Ou seja, quanto mais se estuda o assunto, mais se percebe que há razões, e quilos delas, para essa confusão enorme sobre o que fazer com o Ágio Pago Por Expectativa de Rentabilidade Futura quando se adquire um negócio (lembrar que pode não ser compra de empresa, mas de parte dela, de um determinado conjunto de ativos e a tecnologia envolvida, por exemplo).

Eu mesmo não consigo ter uma visão cristalina sobre a matéria. Estou escrevendo esperando que alguém me ajude a clarificá-la! Por enquanto estou mais pela amortização do que pelo impairment. E talvez mais ainda pela baixa direta contra o patrimônio líquido. Ou se ativam os valores de todos os “goodwills” ou não se ativa nenhum (agora estou forçando).

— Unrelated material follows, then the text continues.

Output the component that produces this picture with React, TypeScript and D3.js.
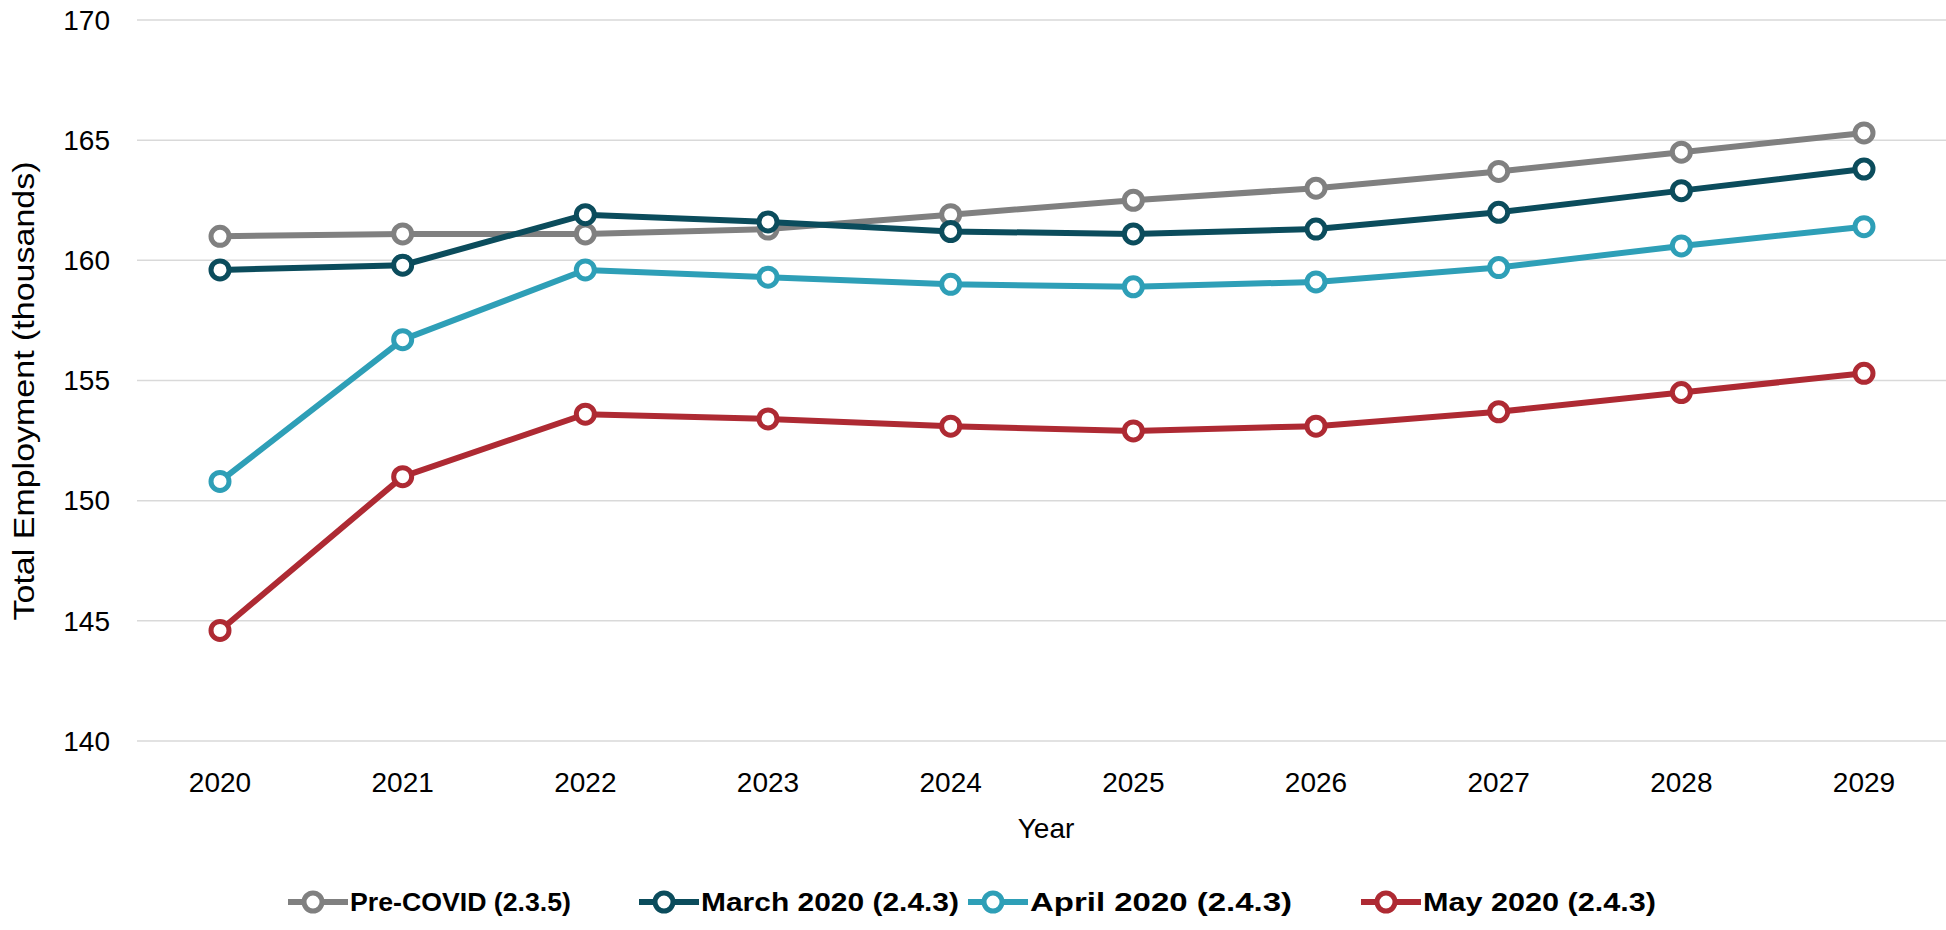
import React from 'react';
import * as d3 from 'd3';

const years = ['2020', '2021', '2022', '2023', '2024', '2025', '2026', '2027', '2028', '2029'];
const preCovid = [161.0, 161.1, 161.1, 161.3, 161.9, 162.5, 163.0, 163.7, 164.5, 165.3];
const march2020 = [159.6, 159.8, 161.9, 161.6, 161.2, 161.1, 161.3, 162.0, 162.9, 163.8];
const april2020 = [150.8, 156.7, 159.6, 159.3, 159.0, 158.9, 159.1, 159.7, 160.6, 161.4];
const may2020 = [144.6, 151.0, 153.6, 153.4, 153.1, 152.9, 153.1, 153.7, 154.5, 155.3];
const seriesNames = ['Pre-COVID (2.3.5)', 'March 2020 (2.4.3)', 'April 2020 (2.4.3)', 'May 2020 (2.4.3)'];
const seriesColors = ['#808080', '#0b4c5c', '#2e9fb7', '#ae2a33'];
const yTicks = [140, 145, 150, 155, 160, 165, 170];

const W = 1946, H = 930;
const font = '"Liberation Sans", Arial, sans-serif';

export default function App() {
  const x = d3.scalePoint<string>().domain(years).range([220, 1864]);
  const y = d3.scaleLinear().domain([140, 170]).range([741, 20]);
  const line = d3.line<number>().x((_, i) => x(years[i])!).y(d => y(d));
  const all = [preCovid, march2020, april2020, may2020];
  const legendX = [288, 639, 968, 1361];
  const legendW = [221, 258, 262, 233];

  return (
    <svg width={W} height={H} style={{ position: 'absolute', left: 0, top: 0, background: '#fff' }} fontFamily={font}>
      {yTicks.map(t => (
        <g key={t}>
          <line x1={137} x2={W} y1={y(t)} y2={y(t)} stroke="#d9d9d9" strokeWidth={1.5} />
          <text x={110} y={y(t)} dy="0.35em" textAnchor="end" fontSize={28} fill="#000">{t}</text>
        </g>
      ))}
      {years.map(yr => (
        <text key={yr} x={x(yr)} y={782} dy="0.35em" textAnchor="middle" fontSize={28}>{yr}</text>
      ))}
      <text x={1046} y={828} dy="0.35em" textAnchor="middle" fontSize={28}>Year</text>
      <text transform="translate(24,391) rotate(-90)" dy="0.35em" textAnchor="middle" fontSize={29}
        textLength={459} lengthAdjust="spacingAndGlyphs">Total Employment (thousands)</text>
      {all.map((s, k) => (
        <g key={k}>
          <path d={line(s)!} fill="none" stroke={seriesColors[k]} strokeWidth={6} />
          {s.map((v, i) => (
            <circle key={i} cx={x(years[i])} cy={y(v)} r={9} fill="#fff" stroke={seriesColors[k]} strokeWidth={5} />
          ))}
        </g>
      ))}
      {seriesNames.map((n, k) => (
        <g key={n}>
          <line x1={legendX[k]} x2={legendX[k] + 60} y1={902} y2={902} stroke={seriesColors[k]} strokeWidth={6} />
          <circle cx={legendX[k] + 25} cy={902} r={9} fill="#fff" stroke={seriesColors[k]} strokeWidth={5} />
          <text x={legendX[k] + 62} y={902} dy="0.35em" fontSize={25} fontWeight="bold"
            textLength={legendW[k]} lengthAdjust="spacingAndGlyphs">{n}</text>
        </g>
      ))}
    </svg>
  );
}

Lembremo-nos de que isso já vem acontecendo numa situação específica: se o controlador adquire mais ações de minoritários e paga ágio genuíno, precisa considerar a operação como transação entre partes relacionadas e tratar o goodwillpago igualmente à ação em tesouraria. Ou seja, reduzindo o patrimônio líquido!

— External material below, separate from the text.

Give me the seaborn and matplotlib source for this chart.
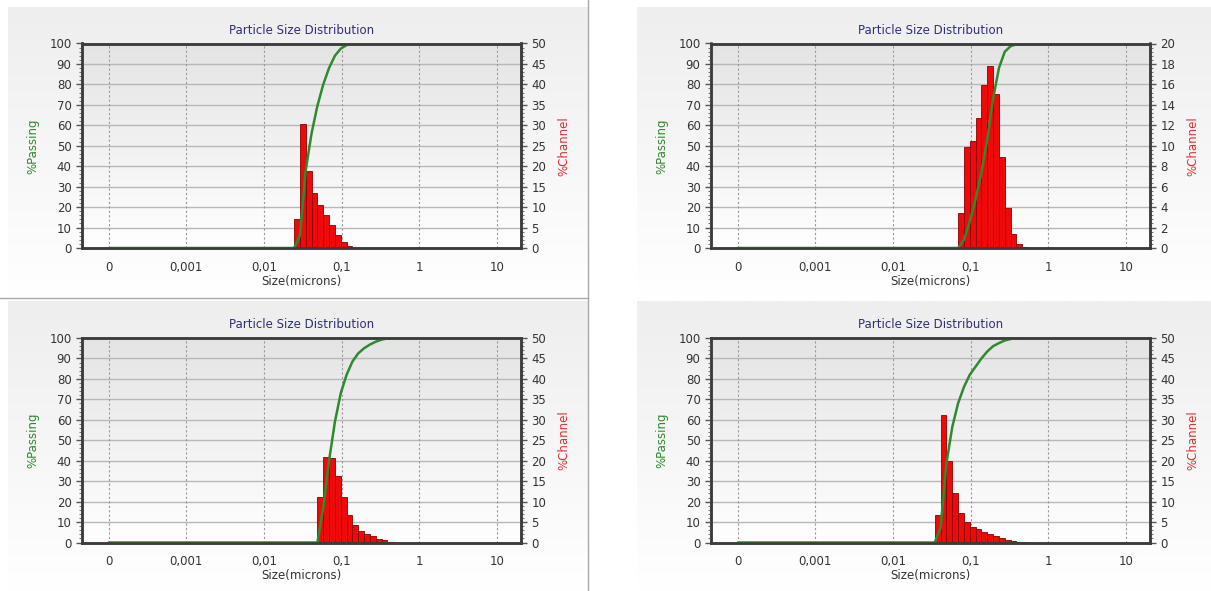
import numpy as np
import matplotlib
matplotlib.use("Agg")
import matplotlib.pyplot as plt
import seaborn as sns
from matplotlib.lines import Line2D
from matplotlib.colors import LinearSegmentedColormap
from matplotlib.ticker import FixedLocator, FixedFormatter, LogLocator, NullFormatter, MultipleLocator


# instrument channel edges (microns)
CHANNEL_EDGES = [0.0206, 0.0245, 0.0291, 0.0346, 0.0411, 0.0489, 0.0582, 0.0691,
                 0.0822, 0.0978, 0.1163, 0.1383, 0.1644, 0.1955, 0.2325, 0.2765,
                 0.3288, 0.3910, 0.4650, 0.5530, 0.6576, 0.7820]

X_TICKS = [0.0001, 0.001, 0.01, 0.1, 1, 10]
X_TICK_LABELS = ["0", "0,001", "0,01", "0,1", "1", "10"]
CURVE_START = 0.0001
CURVE_END = 7.4

# top left
P1_START = 1
P1_CHANNEL = [7.0, 30.2, 18.8, 13.4, 10.6, 8.1, 5.7, 3.3, 1.4, 0.5, 0.1]
P1_PASSING = [0, 6, 38, 56, 69.5, 80, 88, 94, 97.5, 99.2, 99.8, 100]
P1_CHANNEL_MAX = 50

# top right
P2_START = 7
P2_CHANNEL = [3.4, 9.9, 10.5, 12.7, 15.9, 17.8, 15.1, 8.9, 3.9, 1.4, 0.4, 0.1]
P2_PASSING = [0, 4, 13, 24, 37, 53, 73, 88, 96, 98.7, 99.6, 100, 100]
P2_CHANNEL_MAX = 20

# bottom left
P3_START = 5
P3_CHANNEL = [11.1, 21.0, 20.6, 16.2, 11.1, 6.8, 4.3, 2.8, 2.0, 1.5, 0.9, 0.5, 0.2]
P3_PASSING = [0, 17, 40, 59, 73, 82, 88.5, 92.5, 95, 96.8, 98.2, 99.2, 99.8, 100]
P3_CHANNEL_MAX = 50

# bottom right
P4_START = 3
P4_CHANNEL = [6.8, 31.1, 20.0, 12.0, 7.3, 5.0, 3.9, 3.2, 2.6, 2.1, 1.5, 1.1, 0.7, 0.4, 0.2, 0.1]
P4_PASSING = [0, 7, 38.5, 56.5, 68, 76, 82, 86, 90, 93.4, 96, 97.5, 98.8, 99.5, 99.9, 100, 100]
P4_CHANNEL_MAX = 50

W, H = 1211, 591

GREEN = "#2e8a2e"
RED = "#ee0a0a"
RED_EDGE = "#8a0000"
TEXT = "#333333"
TITLE = "#2f2f7a"

plot_cmap = LinearSegmentedColormap.from_list("plotbg", ["#ffffff", "#e4e4e4"])
panel_cmap = LinearSegmentedColormap.from_list("panelbg", ["#ffffff", "#eeeeee"])
gradient = np.linspace(0, 1, 256).reshape(-1, 1)


def px_rect(left, top, right, bottom):
    return [left / W, 1 - bottom / H, (right - left) / W, (bottom - top) / H]


def add_gradient(fig, rect, cmap, zorder):
    bg = fig.add_axes(rect, zorder=zorder)
    bg.imshow(gradient, aspect="auto", cmap=cmap, origin="lower",
              extent=[0, 1, 0, 1], interpolation="bilinear")
    bg.set_axis_off()
    return bg


def draw_panel(fig, rect, start, channel, passing, channel_max):
    add_gradient(fig, rect, plot_cmap, zorder=1)

    ax = fig.add_axes(rect, zorder=4)
    ax2 = ax.twinx()
    ax2.set_zorder(3)
    ax.patch.set_visible(False)
    ax2.patch.set_visible(False)

    edges = np.array(CHANNEL_EDGES[start:start + len(channel) + 1])
    centers = np.sqrt(edges[:-1] * edges[1:])

    sns.histplot(
        x=centers,
        weights=channel,
        bins=list(np.log10(edges)),
        log_scale=True,
        ax=ax2,
        color=RED,
        edgecolor=RED_EDGE,
        linewidth=0.6,
        alpha=1,
    )

    curve_x = [CURVE_START] + list(edges) + [CURVE_END]
    curve_y = [0] + list(passing) + [100]
    sns.lineplot(x=curve_x, y=curve_y, ax=ax, color=GREEN, linewidth=1.8)

    ax.set_xscale("log")
    ax.set_xlim(10 ** -4.344, 10 ** 1.313)
    ax.set_ylim(0, 100)
    ax2.set_ylim(0, channel_max)

    ax.xaxis.set_major_locator(FixedLocator(X_TICKS))
    ax.xaxis.set_major_formatter(FixedFormatter(X_TICK_LABELS))
    ax.xaxis.set_minor_locator(LogLocator(base=10, subs=np.arange(2, 10), numticks=20))
    ax.xaxis.set_minor_formatter(NullFormatter())

    ax.yaxis.set_major_locator(MultipleLocator(10))
    ax.yaxis.set_minor_locator(MultipleLocator(2))
    ax2.yaxis.set_major_locator(MultipleLocator(channel_max / 10))
    ax2.yaxis.set_minor_locator(MultipleLocator(channel_max / 50))

    # grid sits on the lower twin so the bars cover it
    ax2.grid(False)
    ax.grid(False)
    ax2.set_axisbelow(True)
    for yv in ax2.get_yticks():
        if 0 < yv < channel_max:
            ax2.axhline(yv, color="#b8b8b8", linewidth=1.0, zorder=0.5)
    for xv in X_TICKS:
        ax2.axvline(xv, color="#9a9a9a", linewidth=0.8, linestyle=(0, (2, 2)), zorder=0.5)

    for a in (ax, ax2):
        a.tick_params(which="major", length=4, width=1, color="#555555",
                      labelsize=8.5, labelcolor=TEXT, direction="out")
        a.tick_params(which="minor", length=2, width=0.8, color="#777777", direction="out")
        for side in a.spines.values():
            side.set_color("#3c3c3c")
            side.set_linewidth(1.8)
    ax.tick_params(axis="x", which="major", pad=5)

    ax.set_title("Particle Size Distribution", fontsize=8.5, color=TITLE, pad=7)
    ax.set_xlabel("Size(microns)", fontsize=8.5, color=TEXT, labelpad=1)
    ax.set_ylabel("%Passing", fontsize=8.5, color=GREEN, labelpad=7)
    ax2.set_ylabel("%Channel", fontsize=8.5, color="#e03030", labelpad=8,
                   rotation=90)
    ax2.set_xlabel("")

    return ax, ax2


def main():
    sns.set_theme(style="white")
    plt.rcParams["font.family"] = ["DejaVu Sans"]

    fig = plt.figure(figsize=(W / 100, H / 100), dpi=100)
    fig.patch.set_facecolor("white")

    # panel backgrounds
    add_gradient(fig, px_rect(8, 7, 588, 296), panel_cmap, zorder=0)
    add_gradient(fig, px_rect(8, 301, 588, 591), panel_cmap, zorder=0)
    add_gradient(fig, px_rect(637, 7, 1211, 296), panel_cmap, zorder=0)
    add_gradient(fig, px_rect(637, 301, 1211, 591), panel_cmap, zorder=0)

    fig.add_artist(Line2D([588 / W, 588 / W], [0, 1], color="#a8a8a8", linewidth=1))
    fig.add_artist(Line2D([0, 588 / W], [1 - 298 / H, 1 - 298 / H], color="#a8a8a8", linewidth=1))

    draw_panel(fig, px_rect(82, 43.5, 521, 248), P1_START, P1_CHANNEL, P1_PASSING, P1_CHANNEL_MAX)
    draw_panel(fig, px_rect(711, 43.5, 1150, 248), P2_START, P2_CHANNEL, P2_PASSING, P2_CHANNEL_MAX)
    draw_panel(fig, px_rect(82, 338, 521, 542.5), P3_START, P3_CHANNEL, P3_PASSING, P3_CHANNEL_MAX)
    draw_panel(fig, px_rect(711, 338, 1150, 542.5), P4_START, P4_CHANNEL, P4_PASSING, P4_CHANNEL_MAX)

    fig.savefig("out.png", dpi=100)
    plt.close(fig)


if __name__ == "__main__":
    main()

Mas estejamos preparados porque seremos chamados a dar nossas opiniões quando os órgãos reguladores contábeis do Brasil, como o CFC, a CVM etc. e, bem antes disso, quando o IASB (e talvez o FASB) pedirem comentários sobre a mudança dessa política contábil. Pensemos, opinemos ou não reclamemos das mudanças se elas acontecerem. 

3 pensamentos

  1. Professor Eliseu,
    Primeiramente parabéns pór trazer este assunto à tona, em meu ponto de vista é uma das grandes aberrações contábeis atuais.
    Do ponto de vista prático, nenhum investidor paga por um ativo que não existe. Poderia colocar um ponto final aqui, mas vamos lá.
    Técnicas de avaliação e as normas contábeis permitem que a grande maioria dos ativos tangíveis e intangíveis adquiridos em uma combinação de negócios seja avaliado e reconhecido. Casos exepcionais como força de trabalho não se qualificam para reconhecimento.
    O Goodwill em sua essência é a expectativa de rentabilidade futura, correto? Desta forma, qual investidor em uso pleno de suas faculdades mentais pagaria por um ativo que trouxesse benefícios futuros em decadas? Ou qual investidor pagaria por sinergias que são suas é não do vendedor do ativo?
    É comum em uma transação, o investidor/comprador ceder uma parte da mais valia da sinergia, afirmo que TODA a transação onde o Goodwiil é um percentual elevado em relação ao valor total pago, carrega um defeito, um vício ou um problema negocial em sua realização ou contabilização.
    Uma sugestão para um critério de amortização seria o paypack do investimento, ou seja, o período de retorno deste.
    Parabéns mestre.

  2. Inicialmente queria parabenizar a família Martins, especialmente ao Prof. Eliseu, pelo blog e pela iniciativa de discussões públicas de ideias construtivas sobre temas contábeis relevantes. As vezes ficamos muito presos à técnica normativa sem discutir a essência e teoria contábil….Tentando contribuir com a discussão vou pontuar alguns pontos que considero relevantes.
    Na minha visão o maior problema (maior do que amortização x impairment) é a assimetria de reconhecimento do goodwill. O não reconhecimento do goodwill gerado internamente antes de sua efetivação via transações de M&A, vendas de marcas, etc representa uma subavaliação dos ativos das empresas e tem levado investidores a tomarem decisões equivocadas, especialmente em tempos de empresas de tecnologia e start-ups que têm um imenso potencial de geração de valor. Alguns pesquisadores têm demonstrado e discutido estes efeitos – aos interessados recomendo a leitura de “Time to Change the Accounting for Intangibles Status Quo, LeV (2018)” e “ The Deteriorating Usefulness of Financial Report Information and How to Reverse It, Lev (2018)”.
    A amortização sistemática por um prazo pré definido provavelmente distorcerá o resultado da empresa e a subjetividade do teste de impairment também pode trazer consequências indesejáveis como temos visto. Tudo posto na balança deve-se avaliar o trade-off de cada opção dentro do objetivo da contabilidade de bem informar o tomador de decisão.
    Excelente desafio aos normatizadores e pesquisadores contábeis.